The night-time explosion damaged a few cars and smashed windows on a small street where the church of Saint-Yves-des-Bretons is located, raising the possibility that it could be linked to Hollande's visit.
"A handmade bomb went off at 2:30 am (0130 GMT).... There has been no claim of responsibility. Our investigation is ongoing," a police spokesman told AFP.
The French embassy to the Vatican declined to comment.
Abortion and euthanasia are among the hot-button issues on the table at Hollande's first meeting with Francis, who has largely avoided public diatribes on doctrine.
Vatican watchers say Francis is likely to press the Socialist leader on these issues in private.
"They will certainly not play hide-and-seek. There will be no holds barred," a high-ranking prelate told AFP on condition of anonymity.
Hollande, 59, is plagued by low popularity and hopes to reconcile with a Catholic electorate largely hostile to his policies.

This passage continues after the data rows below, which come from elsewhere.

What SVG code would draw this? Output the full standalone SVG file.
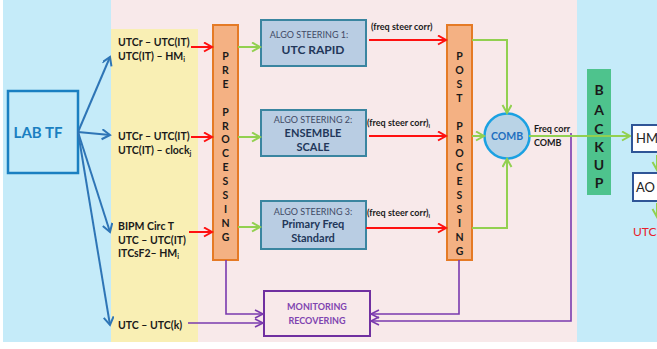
<svg xmlns="http://www.w3.org/2000/svg" width="657" height="349" viewBox="0 0 657 349">
<defs>
<style>
.t{font-family:Lato,"Liberation Sans",sans-serif;}
.lab{font-family:Lato,"Liberation Sans",sans-serif;font-weight:bold;font-size:10.5px;fill:#1a1a1a;}
.vl{font-family:Lato,"Liberation Sans",sans-serif;font-weight:bold;font-size:10.5px;fill:#1a1a1a;text-anchor:middle;}
.bk{font-family:Lato,"Liberation Sans",sans-serif;font-weight:bold;font-size:14px;fill:#1a1a1a;text-anchor:middle;}
.proc{fill:#F4B183;stroke:#E57A25;stroke-width:2;}
.algo{fill:#B9CDE3;stroke:#3A85A0;stroke-width:2;}
.ah{font-family:Lato,"Liberation Sans",sans-serif;font-size:9px;fill:#3F4A66;text-anchor:middle;}
.at{font-family:Lato,"Liberation Sans",sans-serif;font-weight:bold;font-size:12px;fill:#22375A;text-anchor:middle;}
.at2{font-family:Lato,"Liberation Sans",sans-serif;font-weight:bold;font-size:11px;fill:#22375A;text-anchor:middle;}
.fs{font-family:Lato,"Liberation Sans",sans-serif;font-weight:bold;font-size:9px;fill:#1a1a1a;}
.blue{stroke:#2E75B6;stroke-width:2;fill:none;}
.red{stroke:#FF1010;stroke-width:2;fill:none;}
.green{stroke:#92D050;stroke-width:2;fill:none;}
.purple{stroke:#7A3AAE;stroke-width:1.6;fill:none;}
.out{fill:#FFFFFF;stroke:#2F5597;stroke-width:2;}
</style>
<marker id="mb" markerUnits="userSpaceOnUse" markerWidth="12" markerHeight="12" refX="9" refY="5" orient="auto"><path d="M1,0 L9,5 L1,10" fill="none" stroke="#2E75B6" stroke-width="2"/></marker>
<marker id="mr" markerUnits="userSpaceOnUse" markerWidth="12" markerHeight="12" refX="9" refY="5" orient="auto"><path d="M1,0.5 L9,5 L1,9.5" fill="none" stroke="#FF1010" stroke-width="2"/></marker>
<marker id="mg" markerUnits="userSpaceOnUse" markerWidth="12" markerHeight="12" refX="9" refY="5" orient="auto"><path d="M1,0.5 L9,5 L1,9.5" fill="none" stroke="#92D050" stroke-width="2"/></marker>
<marker id="mp" markerUnits="userSpaceOnUse" markerWidth="12" markerHeight="12" refX="9" refY="5" orient="auto"><path d="M1,1 L9,5 L1,9" fill="none" stroke="#7A3AAE" stroke-width="1.6"/></marker>
</defs>
<rect width="657" height="349" fill="#FFFFFF"/>
<!-- backgrounds -->
<rect x="3" y="0" width="108" height="342" fill="#C5EBF9"/>
<rect x="111" y="0" width="466" height="342" fill="#F8E9EA"/>
<rect x="577" y="0" width="80" height="342" fill="#C5EBF9"/>
<rect x="111" y="29" width="87" height="313" fill="#F9EFB4"/>

<g id="labtf">
<rect x="8" y="91" width="70" height="82" fill="#C5EBF9" stroke="#1A7FC1" stroke-width="2.5"/>
<text x="38" y="138" class="t" font-size="15" font-weight="bold" fill="#1A7FC1" text-anchor="middle">LAB TF</text>
</g>

<g id="inputs">
<text x="118" y="46" class="lab">UTCr – UTC(IT)</text>
<text x="118" y="60" class="lab">UTC(IT) – HM<tspan font-size="7" dy="2">i</tspan></text>
<text x="118" y="140" class="lab">UTCr – UTC(IT)</text>
<text x="118" y="154" class="lab">UTC(IT) – clock<tspan font-size="7" dy="2">j</tspan></text>
<text x="118" y="230" class="lab">BIPM Circ T</text>
<text x="118" y="244" class="lab">UTC – UTC(IT)</text>
<text x="118" y="257" class="lab">ITCsF2– HM<tspan font-size="7" dy="2">i</tspan></text>
<text x="118" y="329" class="lab">UTC – UTC(k)</text>
</g>

<g id="pre">
<rect x="213" y="25" width="25" height="235" class="proc"/>
<text class="vl"><tspan x="225.5" y="60">P</tspan><tspan x="225.5" y="74">R</tspan><tspan x="225.5" y="88">E</tspan><tspan x="225.5" y="116">P</tspan><tspan x="225.5" y="130">R</tspan><tspan x="225.5" y="143">O</tspan><tspan x="225.5" y="157">C</tspan><tspan x="225.5" y="171">E</tspan><tspan x="225.5" y="185">S</tspan><tspan x="225.5" y="199">S</tspan><tspan x="225.5" y="213">I</tspan><tspan x="225.5" y="227">N</tspan><tspan x="225.5" y="241">G</tspan></text>
</g>

<g id="algo1">
<rect x="261" y="20" width="105" height="46" class="algo"/>
<text x="309" y="38" class="ah">ALGO STEERING  1:</text>
<text x="313" y="54" class="at">UTC RAPID</text>
</g>
<g id="algo2">
<rect x="261" y="110" width="105" height="46" class="algo"/>
<text x="313" y="123" class="ah">ALGO STEERING  2:</text>
<text x="313" y="137" class="at2">ENSEMBLE</text>
<text x="313" y="151" class="at2">SCALE</text>
</g>
<g id="algo3">
<rect x="261" y="201" width="105" height="48" class="algo"/>
<text x="313" y="215" class="ah">ALGO STEERING  3:</text>
<text x="313" y="228" class="at2">Primary Freq</text>
<text x="313" y="242" class="at2">Standard</text>
</g>

<g id="post">
<rect x="447" y="25" width="25" height="235" class="proc"/>
<text class="vl"><tspan x="459.5" y="60">P</tspan><tspan x="459.5" y="74">O</tspan><tspan x="459.5" y="88">S</tspan><tspan x="459.5" y="102">T</tspan><tspan x="459.5" y="130">P</tspan><tspan x="459.5" y="143">R</tspan><tspan x="459.5" y="157">O</tspan><tspan x="459.5" y="171">C</tspan><tspan x="459.5" y="185">E</tspan><tspan x="459.5" y="199">S</tspan><tspan x="459.5" y="213">S</tspan><tspan x="459.5" y="227">I</tspan><tspan x="459.5" y="241">N</tspan><tspan x="459.5" y="255">G</tspan></text>
</g>

<g id="comb">
<circle cx="507" cy="136" r="22.5" fill="#B9D3E6" stroke="#1BA1E2" stroke-width="2.5"/>
<text x="507" y="140" class="t" font-size="10.5" font-weight="bold" fill="#1F6FBF" text-anchor="middle">COMB</text>
</g>

<g id="monitoring">
<rect x="264" y="291" width="106" height="45" fill="#F8E9EA" stroke="#7030A0" stroke-width="2"/>
<text x="317" y="310" class="t" font-size="9" font-weight="bold" fill="#8044B0" text-anchor="middle">MONITORING</text>
<text x="317" y="324" class="t" font-size="9" font-weight="bold" fill="#8044B0" text-anchor="middle">RECOVERING</text>
</g>

<g id="connectors">
<path class="blue" d="M78,132 L110,57" marker-end="url(#mb)"/>
<path class="blue" d="M78,132 L110,135" marker-end="url(#mb)"/>
<path class="blue" d="M78,132 L110,232" marker-end="url(#mb)"/>
<path class="blue" d="M78,132 L110,325" marker-end="url(#mb)"/>
<path class="red" d="M191,47 H212" marker-end="url(#mr)"/>
<path class="red" d="M191,137 H212" marker-end="url(#mr)"/>
<path class="red" d="M189,232 H212" marker-end="url(#mr)"/>
<path class="green" d="M238,47 H260" marker-end="url(#mg)"/>
<path class="green" d="M238,137 H260" marker-end="url(#mg)"/>
<path class="green" d="M238,227 H260" marker-end="url(#mg)"/>
<path class="red" d="M369,40 H446" marker-end="url(#mr)"/>
<path class="red" d="M369,136 H446" marker-end="url(#mr)"/>
<path class="red" d="M366,228 H446" marker-end="url(#mr)"/>
<path class="green" d="M472,40 H507 V113" marker-end="url(#mg)"/>
<path class="green" d="M472,136 H484" marker-end="url(#mg)"/>
<path class="green" d="M472,228 H507 V159" marker-end="url(#mg)"/>
<path class="purple" d="M226,260 V314 H263" marker-end="url(#mp)"/>
<path class="purple" d="M188,323 H263" marker-end="url(#mp)"/>
<path class="purple" d="M459,260 V314 H371" marker-end="url(#mp)"/>
<path class="purple" d="M571,133 V321 H371" marker-end="url(#mp)"/>
</g>

<g id="labels">
<text x="371" y="30" class="fs">(freq steer corr)</text>
<text x="367" y="126" class="fs">(freq steer corr)<tspan font-size="6" dy="2">i</tspan></text>
<text x="367" y="216" class="fs">(freq steer corr)<tspan font-size="6" dy="2">i</tspan></text>
<text x="534" y="132" class="t" font-size="9" font-weight="bold" fill="#1a1a1a">Freq  corr</text>
<text x="534" y="146" class="t" font-size="9" font-weight="bold" fill="#1a1a1a">COMB</text>
</g>

<g id="backup">
<rect x="587" y="69" width="24" height="126" fill="#4EC38D"/>
<text class="bk"><tspan x="599" y="95">B</tspan><tspan x="599" y="115">A</tspan><tspan x="599" y="134">C</tspan><tspan x="599" y="152">K</tspan><tspan x="599" y="170">U</tspan><tspan x="599" y="188">P</tspan></text>
</g>

<g id="connectors2">
<path class="green" d="M529,136 H630" marker-end="url(#mg)"/>
<path class="green" d="M657,155 V170" marker-end="url(#mg)"/>
<path class="green" d="M657,203 V217" marker-end="url(#mg)"/>
</g>

<g id="hm">
<rect x="632" y="125" width="40" height="27" class="out"/>
<text x="636" y="143" class="t" font-size="13" fill="#222">HM</text>
</g>
<g id="ao">
<rect x="633" y="173" width="40" height="28" class="out"/>
<text x="636" y="192" class="t" font-size="13" fill="#222">AO</text>
</g>
<g id="utc">
<text x="633" y="236" class="t" font-size="12" fill="#E8202A">UTC</text>
</g>
</svg>
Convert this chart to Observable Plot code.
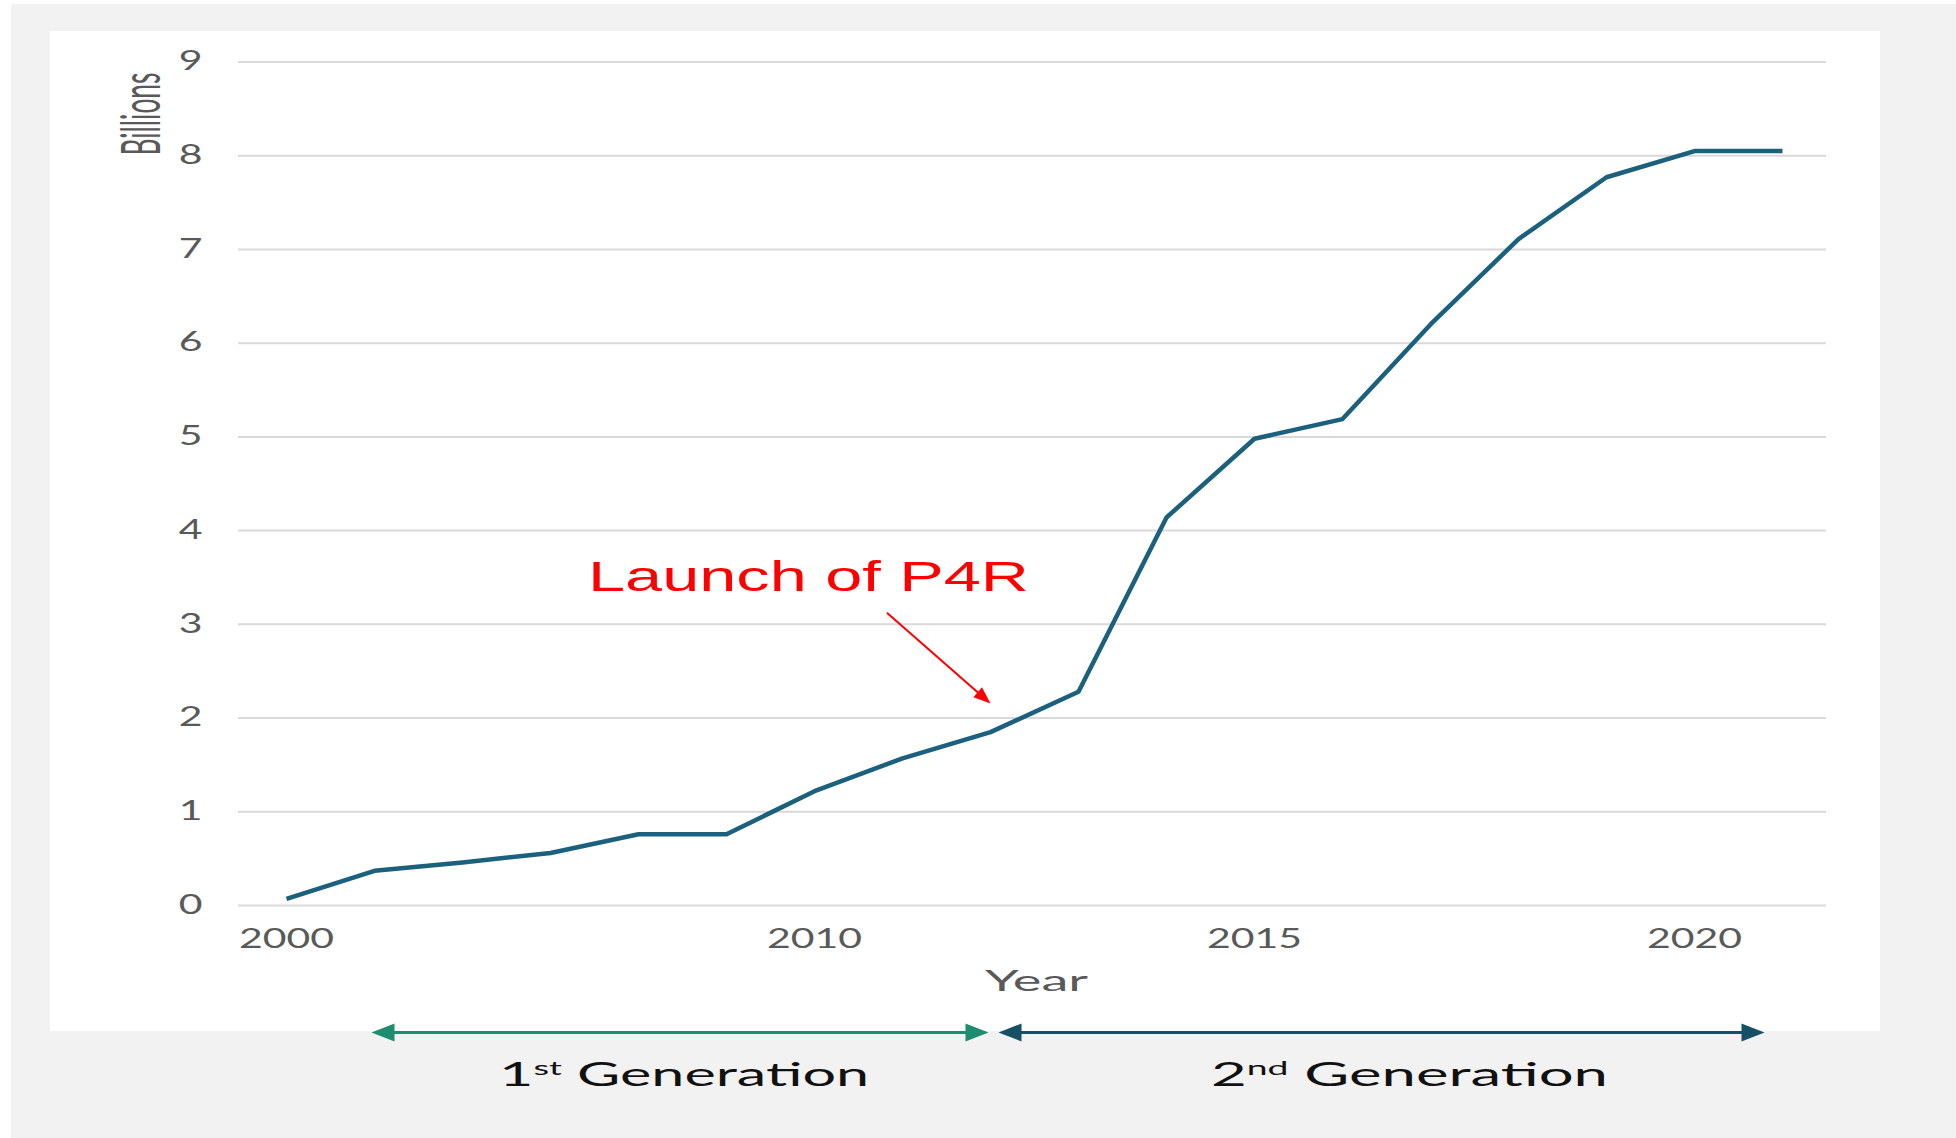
<!DOCTYPE html>
<html>
<head>
<meta charset="utf-8">
<script src="https://cdn.jsdelivr.net/npm/d3@7"></script>
<script src="https://cdn.jsdelivr.net/npm/@observablehq/plot@0.6"></script>
<style>
  html, body { margin: 0; padding: 0; background: #ffffff; }
  #page { position: relative; width: 1956px; height: 1138px; overflow: hidden; background: #ffffff; }
  #bg { position: absolute; left: 11px; top: 4px; right: 0; bottom: 0; background: #f2f2f2; }
  #panel { position: absolute; left: 50px; top: 31px; width: 1830px; height: 1000px; background: #ffffff; }
  #chart { position: absolute; left: 0; top: 0; }
</style>
</head>
<body>
<div id="page"><div id="bg"></div><div id="panel"></div><div id="chart"></div></div>
<script>
// ---------------- data ----------------
const years = ["2000", "2002", "2004", "2006", "2008", "2009", "2010", "2011", "2012",
               "2013", "2014", "2015", "2016", "2017", "2018", "2019", "2020", "2021"];
const billions = [0.07, 0.37, 0.46, 0.56, 0.76, 0.76, 1.22, 1.57, 1.85,
                  2.28, 4.14, 4.98, 5.19, 6.2, 7.11, 7.77, 8.05, 8.05];
const xTickLabels = ["2000", "2010", "2015", "2020"];
const yTicks = [0, 1, 2, 3, 4, 5, 6, 7, 8, 9];
const yLabel = "Billions";
const xLabel = "Year";
const generations = [
  {label: "1st Generation", start: "2002", end: "2012"},
  {label: "2nd Generation", start: "2012", end: "2021"}
];
const launchNote = {text: "Launch of P4R", year: "2010", value: 3.354};
const launchArrow = {fromYear: "2010", fromValue: 3.80, toYear: "2012", toValue: 2.156};

// ---------------- styles / layout ----------------
const lineColor = "#1b607c";
const genColors = ["#1e8c6e", "#155064"];
const gridColor = "#d9d9d9";
const labelGray = "#595959";
const genY = -1.355;

const table = years.map((year, i) => ({year, value: billions[i]}));

function head(theta, len, wid) {
  return {
    draw(ctx) {
      const c = Math.cos(theta), s = Math.sin(theta);
      const bx = -len * c, by = -len * s;
      const px = -s * wid / 2, py = c * wid / 2;
      ctx.moveTo(0, 0);
      ctx.lineTo(bx + px, by + py);
      ctx.lineTo(bx - px, by - py);
      ctx.closePath();
    }
  };
}
const headRight = head(0, 23, 18);
const headLeft = head(Math.PI, 23, 18);
const headRed = head(Math.atan2(90, 103), 17, 13);

const plot = Plot.plot({
  width: 1956,
  height: 1138,
  marginLeft: 238,
  marginRight: 130,
  marginTop: 61.5,
  marginBottom: 233,
  style: {background: "transparent", fontFamily: "Lato, 'Open Sans', sans-serif", fontSize: "26px", color: labelGray, overflow: "visible"},
  x: {type: "point", domain: years, padding: 0, insetLeft: 45, insetRight: 41},
  y: {domain: [0, 9]},
  marks: [
    Plot.ruleY(yTicks, {stroke: gridColor, strokeWidth: 2}),
    Plot.axisY({ticks: yTicks, tickSize: 0, tickPadding: 36, label: null, fontSize: 26, fill: labelGray}),
    Plot.axisX({ticks: xTickLabels, tickSize: 0, tickPadding: 24, label: null, fontSize: 26, fill: labelGray}),
    Plot.line(table, {x: "year", y: "value", stroke: lineColor, strokeWidth: 4.5, strokeLinejoin: "round", strokeLinecap: "butt"}),
    // annotation
    Plot.text([launchNote], {x: "year", y: "value", text: "text", dx: -6, lineAnchor: "bottom", fontSize: 42,
      fontFamily: "'Liberation Sans', Arial, sans-serif", fill: "#ff0000"}),
    Plot.arrow([launchArrow], {x1: "fromYear", y1: "fromValue", x2: "toYear", y2: "toValue", stroke: "#ff0000",
      strokeWidth: 2, headLength: 0, insetStart: 97, insetEnd: 8}),
    Plot.dot([launchArrow], {x: "toYear", y: "toValue", symbol: headRed, fill: "#ff0000", stroke: null, r: 5}),
    // axis titles
    Plot.text([yLabel], {text: d => d, frameAnchor: "top-left", rotate: -90, dx: -96, dy: 52, lineAnchor: "middle",
      textAnchor: "middle", fontSize: 27, fill: labelGray}),
    Plot.text([xLabel], {text: d => d, frameAnchor: "bottom", dx: 4, dy: 85, lineAnchor: "bottom",
      fontSize: 29, fill: labelGray}),
    // generations
    Plot.arrow([generations[0]], {x1: "start", x2: "end", y1: genY, y2: genY, stroke: genColors[0], strokeWidth: 3,
      headLength: 0, insetStart: 4, insetEnd: 6}),
    Plot.arrow([generations[1]], {x1: "start", x2: "end", y1: genY, y2: genY, stroke: genColors[1], strokeWidth: 3,
      headLength: 0, insetStart: 14, insetEnd: 24}),
    Plot.dot([generations[0]], {x: "start", y: genY, symbol: headLeft, fill: genColors[0], stroke: null, dx: -3}),
    Plot.dot([generations[0]], {x: "end", y: genY, symbol: headRight, fill: genColors[0], stroke: null, dx: -2}),
    Plot.dot([generations[1]], {x: "start", y: genY, symbol: headLeft, fill: genColors[1], stroke: null, dx: 8}),
    Plot.dot([generations[1]], {x: "end", y: genY, symbol: headRight, fill: genColors[1], stroke: null, dx: -18}),
    Plot.text([generations[0]], {x: () => "2008", y: genY, text: "label", dx: 45.6, dy: 54, lineAnchor: "bottom",
      fontSize: 33, fill: "#111111"}),
    Plot.text([generations[1]], {x: () => "2017", y: genY, text: "label", dx: -21, dy: 54, lineAnchor: "bottom",
      fontSize: 33, fill: "#111111"})
  ]
});

document.getElementById("chart").appendChild(plot);

// ---------------- text fitting (the original's type is wide and stretched) ----------------
function fit(el, target) {
  el.setAttribute("textLength", target);
  el.setAttribute("lengthAdjust", "spacingAndGlyphs");
}
const texts = Array.from(plot.querySelectorAll("text"));
const xt = Array.from(plot.querySelectorAll('[aria-label^="x-axis"] text'));
const yt = Array.from(plot.querySelectorAll('[aria-label^="y-axis"] text'));
let factor = 1.5;
if (xt.length) {
  const w = xt[0].getComputedTextLength();
  if (w > 0) factor = 95 / w;
}
xt.forEach(t => fit(t, t.getComputedTextLength() * factor));
yt.forEach(t => fit(t, t.getComputedTextLength() * factor));

const ns = "http://www.w3.org/2000/svg";
texts.forEach(t => {
  const s = t.textContent;
  if (s === launchNote.text) fit(t, 441);
  else if (s === yLabel) {
    fit(t, 83);
    // glyphs are wide across the reading direction in the original
    const tr = t.getAttribute("transform") || "";
    t.setAttribute("transform", tr + " scale(1,2)");
  }
  else if (s === xLabel) fit(t, 103);
  else {
    const m = /^(\d)(st|nd|rd|th) (.*)$/.exec(s);
    if (m) {
      t.textContent = "";
      const a = document.createElementNS(ns, "tspan"); a.textContent = m[1];
      const b = document.createElementNS(ns, "tspan"); b.textContent = m[2];
      b.setAttribute("font-size", "20"); b.setAttribute("dy", "-11");
      const c = document.createElementNS(ns, "tspan"); c.textContent = " " + m[3];
      c.setAttribute("dy", "11");
      t.appendChild(a); t.appendChild(b); t.appendChild(c);
      fit(t, m[2] === "st" ? 370 : 397);
    }
  }
});
</script>
</body>
</html>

He sees the visit as a chance to send "a strong message of dialogue and attention to the Catholics", an advisor said at a briefing ahead of the trip.
He may also be hoping some of the pontiff's popularity rubs off on him.
His quest will be made no easier by lawmakers' decision this week to greenlight a change in the country's abortion laws, effectively making it easier for a woman to terminate a pregnancy.
Anger among staunch Catholics has also been fuelled by plans for the legalisation of assisted suicide - with French bishops speaking out this week to condemn a topic Hollande promised to support in his electoral campaign.
Relations between part of the electorate and the government soured notably last year when France legalised gay weddings, despite hundreds of thousands of people taking to the streets to hold huge protests.
Some 110,000 frustrated Catholics have signed a petition calling on the congenial Francis to get tough and raise their concerns with Hollande.